## WORK REQUIRED
Starting with the first line of the data below, copy each line up to and including the one containing "ax.set_facecolor('white')". Pictures stay out.

-- Start SOURCE DATA --

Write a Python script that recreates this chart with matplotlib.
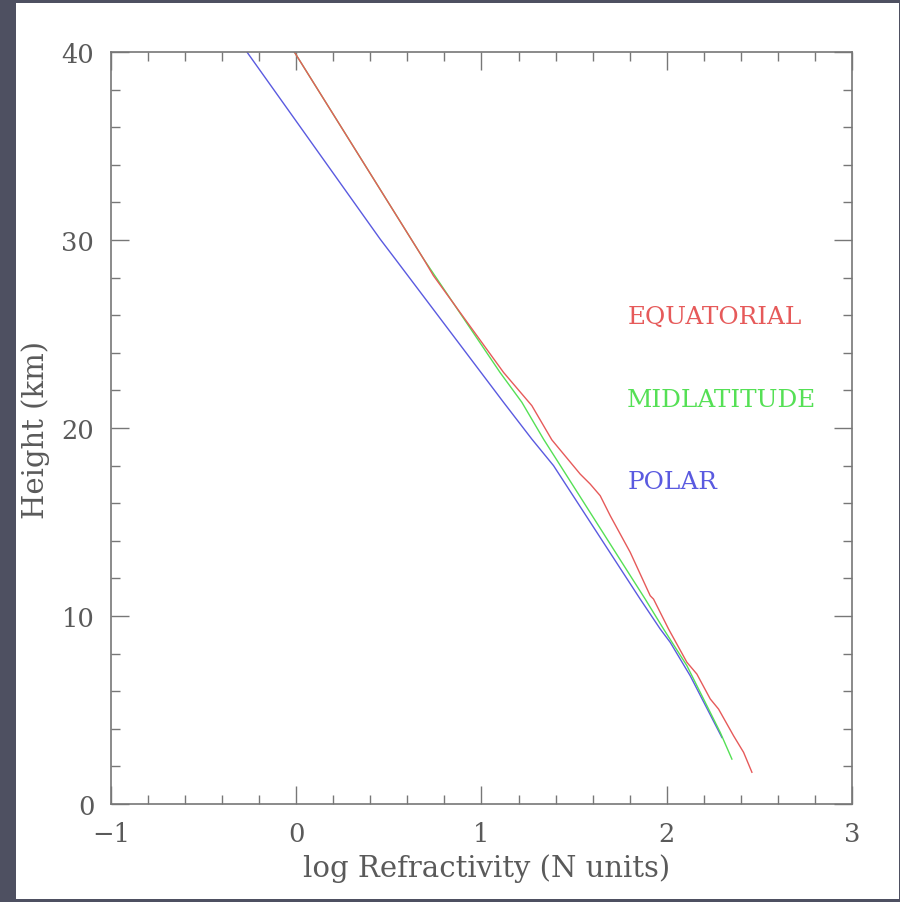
import matplotlib.pyplot as plt
from matplotlib.patches import Rectangle
import numpy as np

# refractivity profiles: height (km) vs log10 N
eq_h = [40, 29.0, 28.1, 22.96, 21.19, 19.37, 17.55, 17.02, 16.4, 15.34, 13.39,
        11.08, 10.9, 9.31, 7.54, 6.91, 5.59, 5.05, 3.63, 2.75, 1.69]
eq_logn = [-0.01, 0.687, 0.741, 1.119, 1.272, 1.38, 1.533, 1.587, 1.641, 1.695, 1.803,
           1.911, 1.929, 2.01, 2.109, 2.163, 2.235, 2.28, 2.361, 2.415, 2.46]

mid_h = [40, 29.0, 22.96, 21.37, 19.41, 10.9, 9.31, 7.36, 3.81, 2.39]
mid_logn = [-0.01, 0.687, 1.10, 1.218, 1.335, 1.884, 1.983, 2.109, 2.289, 2.352]

pol_h = [40, 30.05, 29.0, 21.37, 19.41, 18.0, 10.9, 9.31, 8.6, 6.82, 3.54]
pol_logn = [-0.266, 0.453, 0.534, 1.119, 1.272, 1.389, 1.857, 1.965, 2.019, 2.127, 2.298]

names = ['EQUATORIAL', 'MIDLATITUDE', 'POLAR']
name_y = [25.96, 21.54, 17.18]
colores = ['#e65a5a', '#55e055', '#5a5ae0']

fig = plt.figure(figsize=(9, 9.03), dpi=100, facecolor='#4e5061')
fig.patches.append(Rectangle((16 / 900, 3 / 903), 883 / 900, 896 / 903,
                             transform=fig.transFigure, facecolor='white',
                             edgecolor='none', zorder=-10))

ax = fig.add_axes([0.1233, 0.1085, 0.8233, 0.8328])
ax.set_zorder(5)
ax.set_facecolor('white')

ax.plot(pol_logn, pol_h, color=colores[2], lw=1.0)
ax.plot(mid_logn, mid_h, color=colores[1], lw=1.0)
ax.plot(eq_logn, eq_h, color=colores[0], lw=1.0)

for nome, yy, cor in zip(names, name_y, colores):
    ax.text(1.787, yy, nome, color=cor, fontsize=17.8, family='DejaVu Serif',
            va='center', ha='left')

ax.set_xlim(-1, 3)
ax.set_ylim(0, 40)
ax.set_xticks([-1, 0, 1, 2, 3])
ax.set_yticks([0, 10, 20, 30, 40])
ax.set_xticks(np.arange(-1, 3.01, 0.2), minor=True)
ax.set_yticks(np.arange(0, 40.01, 2), minor=True)

for s in ax.spines.values():
    s.set_color('#777777')
    s.set_linewidth(1.2)

ax.tick_params(which='both', direction='in', top=True, right=True,
               color='#777777', width=1.0)
ax.tick_params(which='major', length=13, pad=12, labelsize=18.5,
               labelcolor='#5a5a5a')
ax.tick_params(which='minor', length=6.5)
for lab in ax.get_xticklabels() + ax.get_yticklabels():
    lab.set_family('DejaVu Serif')

fig.text(487 / 900, 1 - 869 / 903, 'log Refractivity (N units)', fontsize=21,
         family='DejaVu Serif', color='#5a5a5a', ha='center', va='center')
fig.text(36 / 900, 1 - 430 / 903, 'Height (km)', fontsize=21, rotation=90,
         family='DejaVu Serif', color='#5a5a5a', ha='center', va='center')

fig.savefig('out.png', dpi=100, facecolor=fig.get_facecolor())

-- End SOURCE DATA --

## IN RESPONSE
Write a Python script that recreates this chart with matplotlib.
import matplotlib.pyplot as plt
from matplotlib.patches import Rectangle
import numpy as np

# refractivity profiles: height (km) vs log10 N
eq_h = [40, 29.0, 28.1, 22.96, 21.19, 19.37, 17.55, 17.02, 16.4, 15.34, 13.39,
        11.08, 10.9, 9.31, 7.54, 6.91, 5.59, 5.05, 3.63, 2.75, 1.69]
eq_logn = [-0.01, 0.687, 0.741, 1.119, 1.272, 1.38, 1.533, 1.587, 1.641, 1.695, 1.803,
           1.911, 1.929, 2.01, 2.109, 2.163, 2.235, 2.28, 2.361, 2.415, 2.46]

mid_h = [40, 29.0, 22.96, 21.37, 19.41, 10.9, 9.31, 7.36, 3.81, 2.39]
mid_logn = [-0.01, 0.687, 1.10, 1.218, 1.335, 1.884, 1.983, 2.109, 2.289, 2.352]

pol_h = [40, 30.05, 29.0, 21.37, 19.41, 18.0, 10.9, 9.31, 8.6, 6.82, 3.54]
pol_logn = [-0.266, 0.453, 0.534, 1.119, 1.272, 1.389, 1.857, 1.965, 2.019, 2.127, 2.298]

names = ['EQUATORIAL', 'MIDLATITUDE', 'POLAR']
name_y = [25.96, 21.54, 17.18]
colores = ['#e65a5a', '#55e055', '#5a5ae0']

fig = plt.figure(figsize=(9, 9.03), dpi=100, facecolor='#4e5061')
fig.patches.append(Rectangle((16 / 900, 3 / 903), 883 / 900, 896 / 903,
                             transform=fig.transFigure, facecolor='white',
                             edgecolor='none', zorder=-10))

ax = fig.add_axes([0.1233, 0.1085, 0.8233, 0.8328])
ax.set_zorder(5)
ax.set_facecolor('white')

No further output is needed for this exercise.